Why Counter Offers in Compensation Negotiations are Counter Intuitive

Why Counter Offers in Compensation Negotiations are Counter Intuitive

By Janet Koechel – Paradox Compensation Advisors


Your most talented employee just turned in his or her resignation when offered an increase in more pay from a competitor – what do you do?  Make a compensation counter offer and boost their salary without consulting HR or bid them adieu and tell them the door is open if they decide to return?

By making a counter offer, most managers are only delaying an evitable resignation down the road.  Furthermore, if other employees hear that a co-worker negotiated an out-of-cycle increase expect compensation chaos to erupt, internal equity to be quickly eroded and morale to decline.

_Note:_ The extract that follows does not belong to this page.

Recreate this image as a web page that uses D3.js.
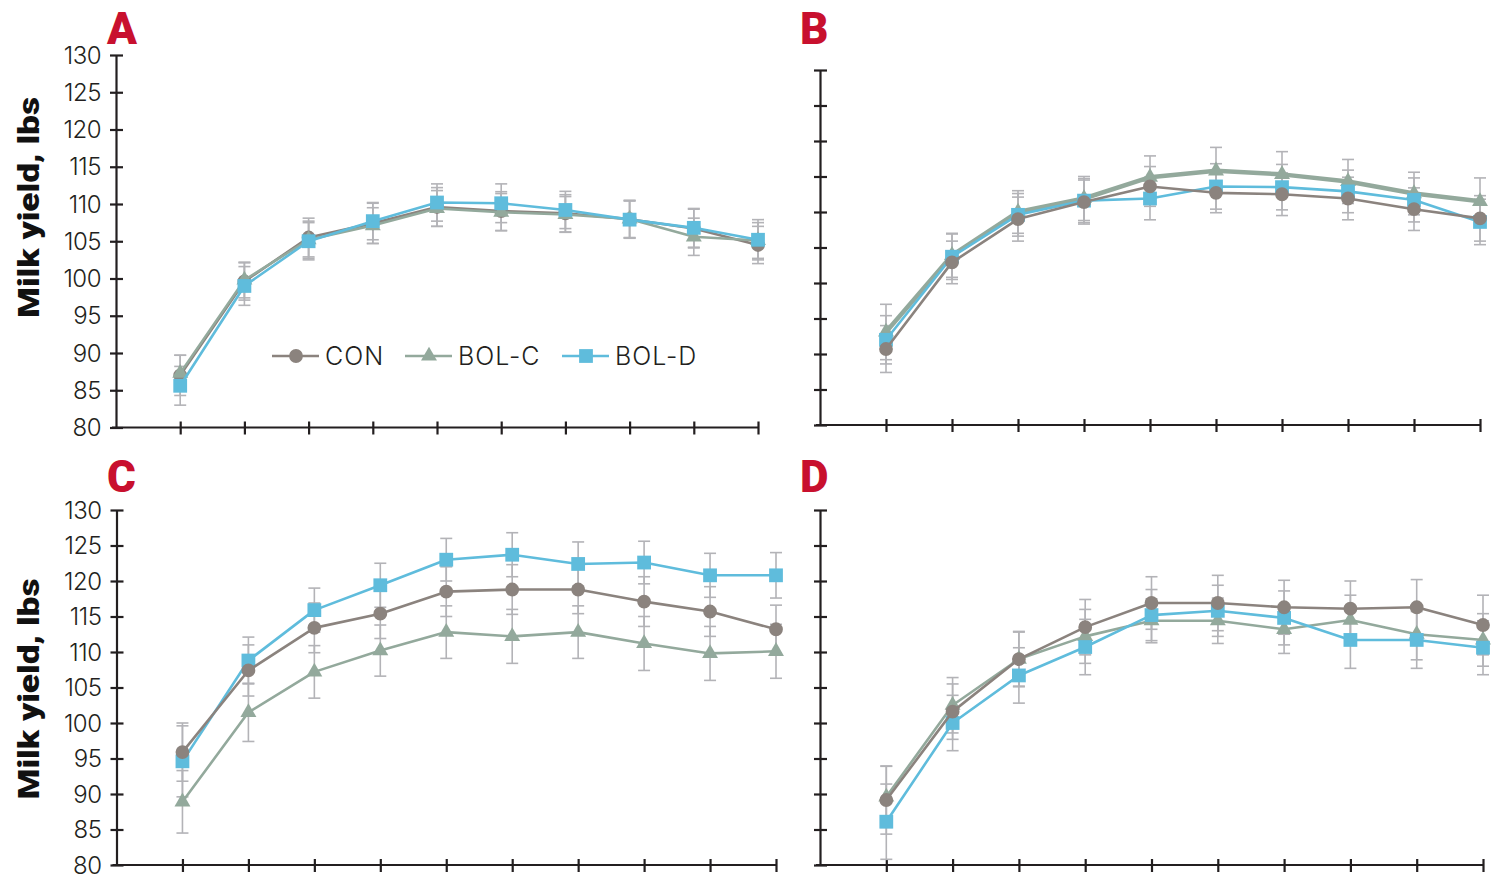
<!DOCTYPE html>
<html>
<head>
<meta charset="utf-8">
<script src="https://cdn.jsdelivr.net/npm/d3@7"></script>
<style>
    body { margin: 0; background: #fff; }
    svg { display: block; }
    .tickLabel { font-family: Inter, "Open Sans", sans-serif; font-weight: 300; font-size: 24px; fill: #231f20; letter-spacing: -0.5px; }
    .legendText { font-family: Inter, "Open Sans", sans-serif; font-weight: 300; font-size: 25px; fill: #231f20; letter-spacing: 1px; }
    .yTitle { font-family: Roboto, "Liberation Sans", sans-serif; font-weight: 900; font-size: 30px; fill: #111; }
    .panelLetter { font-family: Roboto, "Liberation Sans", sans-serif; font-weight: 900; font-size: 44px; fill: #c8102e; }
</style>
</head>
<body>
<svg id="chart" width="1494" height="875"></svg>
<script>
// weeks on the x axis (tick positions, no labels)
const weeks = [1, 2, 3, 4, 5, 6, 7, 8, 9, 10]
const seriesNames = ["CON", "BOL-C", "BOL-D"]
const yTicks = [80, 85, 90, 95, 100, 105, 110, 115, 120, 125, 130]
const panelLetters = ["A", "B", "C", "D"]

// panel A
const conA = [87.0, 99.6, 105.5, 107.4, 109.6, 109.05, 108.75, 107.95, 106.7, 104.5]
const bolcA = [87.3, 99.8, 105.2, 107.1, 109.4, 108.9, 108.6, 108.0, 105.6, 105.1]
const boldA = [85.6, 99.0, 105.0, 107.7, 110.2, 110.1, 109.2, 107.9, 106.8, 105.2]
const seConA = [2.7, 2.5, 2.6, 2.7, 2.6, 2.6, 2.5, 2.5, 2.6, 2.5]
const seBolcA = [2.4, 2.4, 2.5, 2.4, 2.4, 2.5, 2.4, 2.5, 2.5, 2.4]
const seBoldA = [2.6, 2.6, 2.5, 2.5, 2.5, 2.6, 2.5, 2.5, 2.6, 2.7]

// panel B
const conB = [90.7, 102.9, 109.0, 111.4, 113.6, 112.7, 112.5, 111.9, 110.4, 109.1]
const bolcB = [93.1, 103.9, 110.0, 111.9, 114.9, 115.8, 115.3, 114.3, 112.6, 111.5]
const boldB = [92.0, 103.7, 109.6, 111.6, 111.9, 113.6, 113.5, 112.9, 111.7, 108.6]
const seConB = [3.3, 3.0, 3.1, 3.1, 2.8, 2.8, 3.0, 3.0, 3.0, 3.2]
const seBolcB = [3.9, 3.1, 3.0, 3.1, 3.0, 3.3, 3.2, 3.1, 3.0, 3.3]
const seBoldB = [3.4, 3.2, 3.0, 3.1, 3.0, 3.2, 3.2, 3.0, 3.1, 3.2]

// panel C
const conC = [95.9, 107.4, 113.4, 115.4, 118.5, 118.8, 118.8, 117.1, 115.7, 113.2]
const bolcC = [88.9, 101.5, 107.2, 110.2, 112.8, 112.2, 112.8, 111.2, 109.8, 110.1]
const boldC = [94.6, 108.8, 115.9, 119.4, 123.0, 123.7, 122.4, 122.6, 120.8, 120.8]
const seConC = [4.1, 3.6, 3.5, 3.5, 3.5, 3.5, 3.4, 3.5, 3.5, 3.4]
const seBolcC = [4.4, 4.1, 3.7, 3.6, 3.7, 3.8, 3.7, 3.8, 3.8, 3.8]
const seBoldC = [5.0, 3.3, 3.1, 3.1, 3.0, 3.1, 3.1, 3.0, 3.1, 3.2]

// panel D
const conD = [89.15, 101.6, 109.0, 113.5, 116.9, 116.9, 116.3, 116.1, 116.3, 113.8]
const bolcD = [89.6, 102.5, 109.0, 112.2, 114.4, 114.4, 113.2, 114.5, 112.5, 111.7]
const boldD = [86.1, 100.0, 106.7, 110.7, 115.2, 115.8, 114.8, 111.7, 111.7, 110.6]
const seConD = [4.8, 3.9, 3.8, 3.9, 3.7, 3.9, 3.8, 3.9, 3.9, 4.2]
const seBolcD = [4.3, 3.9, 3.9, 3.8, 3.1, 3.2, 3.4, 3.5, 3.6, 3.7]
const seBoldD = [5.3, 3.9, 3.9, 3.9, 3.6, 3.6, 3.8, 4.0, 4.0, 3.8]

const colors = { "CON": "#8b837e", "BOL-C": "#93a99c", "BOL-D": "#5fbcdc" }
const errColor = "#b3b3b7"
const axisColor = "#231f20"

let svg = d3.select("#chart")

let panels = [
    { letter: panelLetters[0], left: 116, right: 758, top: 55, bottom: 427.5, labels: true,
      letterX: 107, letterY: 44, titleY: 207.5,
      values: [conA, bolcA, boldA], errs: [seConA, seBolcA, seBoldA], order: [0, 1, 2], legend: true },
    { letter: panelLetters[1], left: 820, right: 1480, top: 70, bottom: 425, labels: false,
      letterX: 800, letterY: 44,
      values: [conB, bolcB, boldB], errs: [seConB, seBolcB, seBoldB], order: [1, 2, 0], thickC: true },
    { letter: panelLetters[2], left: 116.5, right: 776, top: 510, bottom: 865, labels: true,
      letterX: 107, letterY: 492, titleY: 689,
      values: [conC, bolcC, boldC], errs: [seConC, seBolcC, seBoldC], order: [1, 2, 0] },
    { letter: panelLetters[3], left: 820, right: 1483, top: 510, bottom: 865, labels: false,
      letterX: 800, letterY: 492,
      values: [conD, bolcD, boldD], errs: [seConD, seBolcD, seBoldD], order: [1, 2, 0] }
]

function marker(name) {
    if (name == "CON") return d3.symbol(d3.symbolCircle, 150)
    if (name == "BOL-C") return d3.symbol(d3.symbolTriangle, 110)
    return d3.symbol(d3.symbolSquare, 190)
}

function drawPanel(p) {
    let x = d3.scaleLinear().domain([0, weeks.length]).range([p.left, p.right])
    let y = d3.scaleLinear().domain([yTicks[0], yTicks[yTicks.length - 1]]).range([p.bottom, p.top])
    let g = svg.append("g")

    // y axis
    let yAxis = d3.axisLeft(y)
        .tickValues(yTicks)
        .tickSizeInner(6)
        .tickSizeOuter(0)
        .tickFormat(p.labels ? d3.format("d") : "")
    let ya = g.append("g")
        .attr("transform", "translate(" + p.left + ",0)")
        .call(yAxis)
    ya.select(".domain").attr("stroke", axisColor).attr("stroke-width", 2.2)
    ya.selectAll(".tick line").attr("x1", 7).attr("x2", -6).attr("stroke", axisColor).attr("stroke-width", 2.2)
    ya.selectAll(".tick text").attr("class", "tickLabel").attr("x", -15).attr("dy", "0.34em")
        .attr("font-family", null).attr("font-size", null).attr("fill", null)

    // x axis
    let xAxis = d3.axisBottom(x)
        .tickValues(weeks)
        .tickSizeInner(6)
        .tickSizeOuter(0)
        .tickFormat("")
    let xa = g.append("g")
        .attr("transform", "translate(0," + p.bottom + ")")
        .call(xAxis)
    xa.select(".domain").attr("d", "M" + (p.left - 4) + ",0H" + p.right)
        .attr("stroke", axisColor).attr("stroke-width", 2.2)
    xa.selectAll(".tick line").attr("y1", -6).attr("y2", 7).attr("stroke", axisColor).attr("stroke-width", 2.2)

    // panel letter
    g.append("text")
        .attr("class", "panelLetter")
        .attr("x", p.letterX)
        .attr("y", p.letterY)
        .text(p.letter)

    // y title
    if (p.labels) {
        g.append("text")
            .attr("class", "yTitle")
            .attr("transform", "translate(39," + p.titleY + ") rotate(-90)")
            .attr("text-anchor", "middle")
            .attr("textLength", 221)
            .attr("lengthAdjust", "spacingAndGlyphs")
            .text("Milk yield, lbs")
    }

    // error bars
    p.order.forEach(function (s) {
        let eb = g.append("g").attr("stroke", errColor).attr("stroke-width", 1.6)
        weeks.forEach(function (w, i) {
            let v = p.values[s][i]
            let e = p.errs[s][i]
            let cx = x(w)
            eb.append("line").attr("x1", cx).attr("x2", cx).attr("y1", y(v - e)).attr("y2", y(v + e))
            eb.append("line").attr("x1", cx - 6).attr("x2", cx + 6).attr("y1", y(v - e)).attr("y2", y(v - e))
            eb.append("line").attr("x1", cx - 6).attr("x2", cx + 6).attr("y1", y(v + e)).attr("y2", y(v + e))
        })
    })

    let line = d3.line()
        .x(function (d, i) { return x(weeks[i]) })
        .y(function (d) { return y(d) })

    p.order.forEach(function (s) {
        let name = seriesNames[s]
        g.append("path")
            .datum(p.values[s])
            .attr("d", line)
            .attr("fill", "none")
            .attr("stroke", colors[name])
            .attr("stroke-width", (p.thickC && name == "BOL-C") ? 4.5 : 2.6)
            .attr("stroke-linejoin", "round")
        g.selectAll(null)
            .data(p.values[s])
            .enter()
            .append("path")
            .attr("transform", function (d, i) { return "translate(" + x(weeks[i]) + "," + y(d) + ")" })
            .attr("d", marker(name))
            .attr("fill", colors[name])
    })

    // legend
    if (p.legend) {
        let lx = [272, 405, 562]
        let ly = 356
        seriesNames.forEach(function (name, i) {
            let lg = g.append("g").attr("transform", "translate(" + lx[i] + "," + ly + ")")
            lg.append("line").attr("x1", 0).attr("x2", 47).attr("y1", 0).attr("y2", 0)
                .attr("stroke", colors[name]).attr("stroke-width", 2.6)
            lg.append("path").attr("transform", "translate(24,0)").attr("d", marker(name)).attr("fill", colors[name])
            lg.append("text").attr("class", "legendText").attr("x", 53).attr("y", 0).attr("dy", "0.36em").text(name)
        })
    }
}

panels.forEach(drawPanel)
</script>
</body>
</html>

Current Context: Employee Turnover and Salary Negotiating Leverage of Employers

One of the toughest challenges facing companies today is retaining and engaging employees. The recent 2015 Emerging Workforce Study conducted by Harris Poll showed that 33 % of employers surveyed list turnover and retention as their top concern.  Many forecast that turnover will increase as the economy improves and unemployment is reduced.

Historically, most companies have a firm rule that they do not negotiate with employees over salary. Since 2008, employee loyalty has also eroded as the economy declined and massive layoffs resulted in employees feeling disengaged and vulnerable.  In addition, salary expense budgets have been flat for the past 10 years and the average employee doesn’t feel rewarded with a paltry 3% increase in base pay. Many workers feel the only we to get ahead is to leave, i.e. they have more salary negotiation leverage with a new employer.

Top Reasons for Employee Turnover

According to the Society for Human Resource Management, the top reasons for employee turnover in today’s labor market are:

  • Unhappy with current salary
  • Lack of flexibility – no work/life balance (overworked)
  • No opportunity for advancement
  • Not feeling valued – lack of recognition
  • Unhappiness with management

The Hard Facts: Employee Salary Counter Offers

  • Employees who accept counter offers typically leave within a year anyway
  • Employees know when co-workers receive out of cycle raises – “salaries aren’t secret”
  • Opening the door for salary negotiation sets a dangerous precedent
  • Unless all employee concerns are addressed – not just salary – your other top performers may eventually resign too

Solutions for Employers: Recommended Approaches

  • Evaluate your total rewards package (base pay, incentive opportunities, benefits) and synchronize it with the practices of your industry, the needs of your business,  employee feedback and good business practice
  • Build an effective communication plan to improve employees understanding of total rewards
  • Caution senior management against succumbing to “salary-offer blackmail”
  • Encourage your management team to cross-train employees to avoid having only one employee with unique knowledge of a product, system, customer, etc.
  • Caution employees and managers about using salary information out of context. Explain that free online salary information may not be reliable.